[Cdt-l] Route Selection; Managing Spring Snow
wolverine1970 at gmail.com
Fri Jan 11 17:20:41 CST 2008
I'm trying to figure out the best way to flip-flop the CDT so as to
experience the San Juans (the loop west, NOT the Creede shortcut; and I may
continue west to hit the Maroon Bells), Glacier (the Highline Trail, NOT the
Chief Mountain route), the rest of Colorado (bagging as many 14ers as
possible, especially in central Colorado), and the Wind River Range—in that
order of importance—without snow.
What I'm considering (a rough sketch):
May‡New Mexico (4 weeks) Southbound: Greyhound to Alamosa; hitch south to
Antonio; take the scenit trail to Chama; hitch from Chama
June‡Wyoming (4 weeks): Deming NM to Jackson, WY Greyhound) then hitch to
Yellowstone. Hike south.
July/early August: Colorado (6 weeks) Continue the hike south
Mid-August-??? Greyhound from southern Colorado to Whitefish, Montana; make
my way to Waterton or Glacier's Highline Trail. Hike south to Yellowstone,
hitch to Jackson, WY. Take Greyhound home
The truth is that I don't know how to flip flop in such a way as to enjoy
all 4 top places without snow. I'm biting the bullet with the Wind River
Range; I'll certainly hit snow there.
First, are there other (better?) ways to sequence my hike such that I can
enjoy my top four locations without snow? Has anyone hiked southern Montana
and Idaho ( ) in the early fall? Thoughts? Comments? Experiences?

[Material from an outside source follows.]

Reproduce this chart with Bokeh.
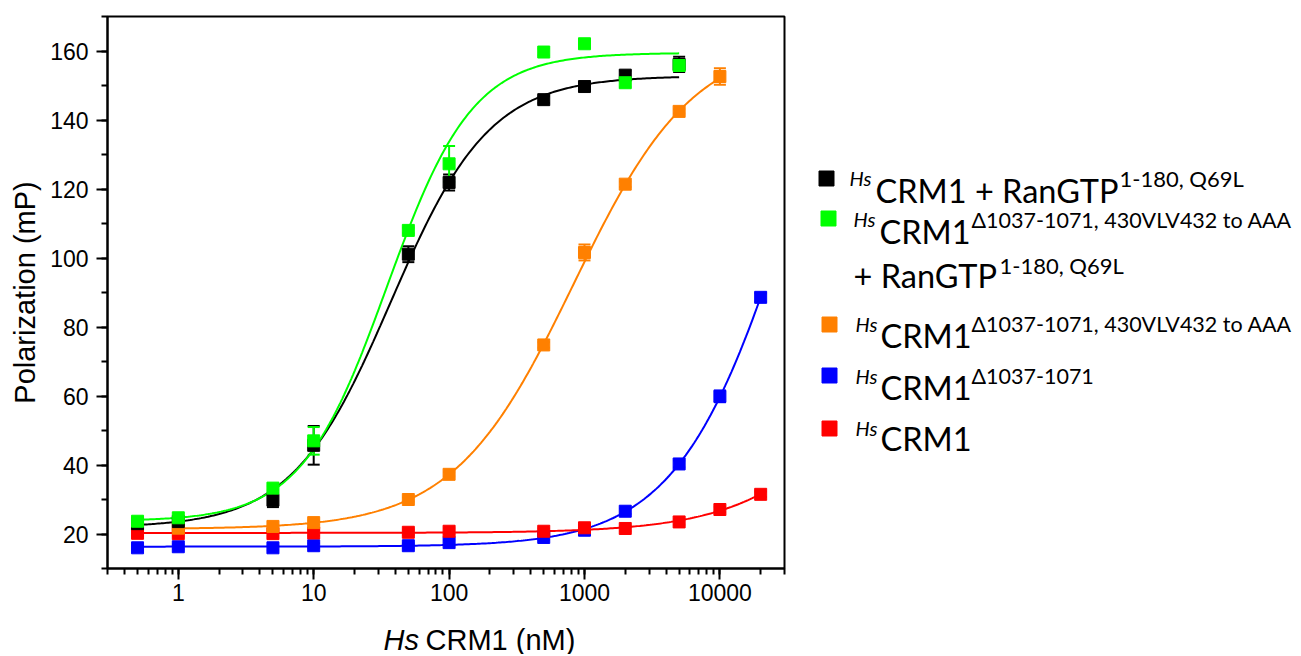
import numpy as np
from bokeh.plotting import figure
from bokeh.models import (Range1d, LogTicker, NumeralTickFormatter, SingleIntervalTicker,
                          Whisker, TeeHead, ColumnDataSource)
from bokeh.layouts import row, column
from bokeh.embed import file_html
from bokeh.resources import INLINE
from bokeh.core.properties import value

# ---------------- data ----------------
black_x = [0.5, 1, 5, 10, 50, 100, 500, 1000, 2000, 5000]
black_y = [23.0, 23.6, 29.8, 45.7, 101.1, 121.9, 145.9, 149.7, 153.0, 156.1]
black_err = [0.8, 0.8, 2.0, 5.6, 2.3, 2.3, 1.0, 1.0, 1.3, 2.2]

green_x = [0.5, 1, 5, 10, 50, 100, 500, 1000, 2000, 5000]
green_y = [23.7, 24.7, 33.3, 47.0, 108.0, 127.3, 159.7, 162.1, 150.8, 155.8]
green_err = [0.5, 0.5, 0.6, 4.0, 0.8, 5.2, 1.0, 1.0, 1.2, 1.5]

orange_x = [1, 5, 10, 50, 100, 500, 1000, 2000, 5000, 10000]
orange_y = [21.7, 22.2, 23.3, 30.0, 37.3, 74.8, 101.6, 121.4, 142.5, 152.6]
orange_err = [0.5, 0.5, 0.6, 0.6, 0.6, 0.8, 2.3, 0.8, 0.6, 2.4]

blue_x = [0.5, 1, 5, 10, 50, 100, 500, 1000, 2000, 5000, 10000, 20000]
blue_y = [16.0, 16.3, 16.0, 16.6, 16.6, 17.5, 19.0, 21.1, 26.6, 40.3, 59.9, 88.6]
blue_err = [0.7, 0.7, 0.7, 0.7, 0.7, 0.7, 0.7, 0.7, 0.8, 1.0, 1.7, 1.2]

red_x = [0.5, 1, 5, 10, 50, 100, 500, 1000, 2000, 5000, 10000, 20000]
red_y = [20.2, 20.1, 20.1, 20.3, 20.5, 20.8, 20.8, 21.8, 21.6, 23.5, 27.1, 31.5]
red_err = [0.8, 0.8, 0.8, 0.8, 0.8, 0.8, 0.8, 0.8, 0.8, 0.8, 0.8, 0.8]

series_names = ["black", "green", "orange", "blue", "red"]
series_colors = ["#000000", "#00FF00", "#FF8000", "#0000FF", "#FF0000"]

y_ticks_interval = 20
x_title_italic = "Hs"
x_title_rest = "CRM1 (nM)"
y_title = "Polarization (mP)"

# legend texts
legend_hs = "Hs"
legend_main = ["CRM1 + RanGTP", "CRM1", "CRM1", "CRM1", "CRM1"]
legend_sup = ["1-180, Q69L", "\u03941037-1071, 430VLV432 to AAA",
              "\u03941037-1071, 430VLV432 to AAA", "\u03941037-1071", ""]
legend_extra_main = "+ RanGTP"
legend_extra_sup = "1-180, Q69L"

data = {
    "black": (black_x, black_y, black_err),
    "green": (green_x, green_y, green_err),
    "orange": (orange_x, orange_y, orange_err),
    "blue": (blue_x, blue_y, blue_err),
    "red": (red_x, red_y, red_err),
}


def fit4pl(x, y, err):
    """Weighted (1/err^2) least-squares 4-parameter logistic fit: grid over
    EC50 & Hill slope, linear solve for bottom / span."""
    lx = np.log10(np.asarray(x, float))
    y = np.asarray(y, float)
    w = 1.0 / np.asarray(err, float) ** 2
    w = w / w.sum()
    lec = np.arange(-1.0, 7.0, 0.01)
    best = None
    for h in np.arange(0.3, 3.0, 0.01):
        s = 1.0 / (1.0 + 10.0 ** (h * (lec[:, None] - lx[None, :])))
        sm = (s * w).sum(1)
        ym = (y * w).sum()
        sc = s - sm[:, None]
        var = (w * sc ** 2).sum(1)
        d = (w * sc * (y - ym)).sum(1) / np.where(var > 0, var, 1.0)
        b = ym - d * sm
        res = (w * (b[:, None] + d[:, None] * s - y) ** 2).sum(1)
        i = int(np.argmin(res))
        if best is None or res[i] < best[0]:
            best = (res[i], b[i], d[i], lec[i], h)
    _, b, d, le, h = best
    xs = np.logspace(lx.min(), lx.max(), 300)
    ys = b + d / (1.0 + 10.0 ** (h * (le - np.log10(xs))))
    return xs, ys


FONT = "Liberation Sans"
W_MAIN, H_MAIN = 800, 612
BL, BR, BT, BB = 107, 16, 16, 44

p = figure(width=W_MAIN, height=H_MAIN, x_axis_type="log", title=None,
           x_range=Range1d(0.3, 30000), y_range=Range1d(10, 170),
           output_backend="svg", toolbar_location=None,
           min_border_left=BL, min_border_right=BR,
           min_border_top=BT, min_border_bottom=BB)
p.xgrid.visible = False
p.ygrid.visible = False
p.outline_line_color = "black"
p.outline_line_width = 2
p.background_fill_color = "white"
p.border_fill_color = "white"

p.xaxis.ticker = LogTicker(num_minor_ticks=10)
p.xaxis.formatter = NumeralTickFormatter(format="0")
p.yaxis.ticker = SingleIntervalTicker(interval=y_ticks_interval, num_minor_ticks=2)
for ax in (p.xaxis[0], p.yaxis[0]):
    ax.axis_line_width = 2
    ax.major_tick_line_width = 2
    ax.minor_tick_line_width = 2
    ax.major_tick_out = 11
    ax.major_tick_in = 0
    ax.minor_tick_out = 6
    ax.minor_tick_in = 0
    ax.major_label_text_font = FONT
    ax.major_label_text_font_size = "23px"
    ax.major_label_text_color = "black"
    ax.axis_label_text_font = FONT
    ax.axis_label_text_font_style = "normal"
    ax.axis_label_text_font_size = "29px"
    ax.axis_label_text_color = "black"
p.yaxis.major_label_standoff = 8
p.xaxis.major_label_standoff = 4
p.yaxis.axis_label = y_title
p.yaxis.axis_label_standoff = 6

# fitted curves
for name, col in zip(series_names, series_colors):
    x, y, e = data[name]
    xs, ys = fit4pl(x, y, e)
    p.line(xs, ys, line_color=col, line_width=2)

# error bars and markers
draw_order = ["blue", "red", "orange", "black", "green"]
for name in draw_order:
    col = series_colors[series_names.index(name)]
    x, y, e = data[name]
    y = np.asarray(y)
    e = np.asarray(e)
    src = ColumnDataSource(dict(x=x, y=y, lo=y - e, hi=y + e))
    wk = Whisker(base="x", upper="hi", lower="lo", source=src, dimension="height",
                 line_color=col, line_width=2,
                 upper_head=TeeHead(size=12, line_color=col, line_width=2),
                 lower_head=TeeHead(size=12, line_color=col, line_width=2))
    p.add_layout(wk)
    p.scatter("x", "y", source=src, marker="square", size=12,
              fill_color=col, line_color=col)

# ---------------- legend panel (data units = page pixels) ----------------
LF = "Lato"
W_LEG = 500
lg = figure(width=W_LEG, height=H_MAIN, title=None,
            x_range=Range1d(W_MAIN, W_MAIN + W_LEG), y_range=Range1d(H_MAIN - BB, BT),
            output_backend="svg", toolbar_location=None,
            min_border_left=0, min_border_right=0, min_border_top=BT, min_border_bottom=BB,
            x_axis_location=None, y_axis_location=None)
lg.grid.visible = False
lg.outline_line_color = None

sq_x = [826, 828, 829, 829, 829]
sq_y = [178, 218, 324, 375, 428]
lg.scatter(sq_x, sq_y, marker="square", size=15, fill_color=series_colors,
           line_color=series_colors)

hs_x = [849, 853, 855, 855, 855]
hs_y = [177, 218, 323, 375, 427]
main_x = [875, 879, 880, 880, 880]
main_y = [190, 231, 335, 387, 438]
sup_x = [1119, 971, 971, 971, 971]
sup_y = [178, 219, 323, 375, 427]
sup_size = ["22px", "21.5px", "21.5px", "21.5px", "21.5px"]

lg.text(hs_x, hs_y, text=[legend_hs] * 5, text_font=value(LF), text_font_style="italic",
        text_font_size="20px", text_baseline="alphabetic", text_color="black")
lg.text(main_x, main_y, text=legend_main, text_font=value(LF),
        text_font_size="32.5px", text_baseline="alphabetic", text_color="black")
lg.text(sup_x, sup_y, text=legend_sup, text_font=value(LF),
        text_font_size=sup_size, text_baseline="alphabetic", text_color="black")
lg.text([853], [275], text=[legend_extra_main], text_font=value(LF),
        text_font_size="32.5px", text_baseline="alphabetic", text_color="black")
lg.text([999], [265], text=[legend_extra_sup], text_font=value(LF),
        text_font_size="22px", text_baseline="alphabetic", text_color="black")

# ---------------- x-axis title strip ----------------
H_T = 42
tf = figure(width=W_MAIN, height=H_T, title=None,
            x_range=Range1d(BL, W_MAIN - BR), y_range=Range1d(H_T, 0),
            output_backend="svg", toolbar_location=None,
            min_border_left=BL, min_border_right=BR, min_border_top=0, min_border_bottom=0,
            x_axis_location=None, y_axis_location=None)
tf.grid.visible = False
tf.outline_line_color = None
tf.text([383], [27], text=[x_title_italic], text_font=value(FONT), text_font_style="italic",
        text_font_size="29px", text_baseline="alphabetic", text_color="black")
tf.text([425], [27], text=[x_title_rest], text_font=value(FONT),
        text_font_size="29px", text_baseline="alphabetic", text_color="black")

layout = column(row(p, lg), tf)
open("out.html", "w").write(file_html(layout, INLINE))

Second, I'm still trying to figure out the best way to manage snow early in
the season. In the spring, the snow will be well packed, perhaps even
crusty or icy. This creates a
slip-and-slide-down-the-slope-and-hit-a-rock hazard that an ice axe (along
with the knowledge of how to use it and the ability to use it correctly in
an emergency) is meant to minimize. My Question: wouldn't snowshoes provide
a more effective (though heavy) way to prevent sliding on packed snow to
begin with? I rented some MSR Evo Ascent snowshoes and discovered that they
didn't have enough flotation to prevent me from sinking into knee to hip
deep fresh powder, but they provided excellent traction on iced over packed
snow. Another option for ice and packed snow is cramp-ons but they seem
too specialized (glaciers, ice climbing) and ill-suited to hiking in snow
(snow "bunching" up under one's foot).
So, in packed snow I could use:
- Nothing. Hope for the best.
- an ice axe (lighter weight, but it doesn't improve a hiker's traction (and
therefore the likelihood of a dangerous slide-and-fall); plus, it assumes
that the ice axe is properly used—human error cannot be eliminated
- snowshoes which provide greater, "idiot-proof" traction (especially MSR
snowshoes with "blades" of traction along the sides of the snowshoes to ease
the challenge of traversing a snowfield) They are heavier.
- cramp-ons: aids navigation of ice, not snow
How will you manage the snow early in the season? Thoughts? Comments?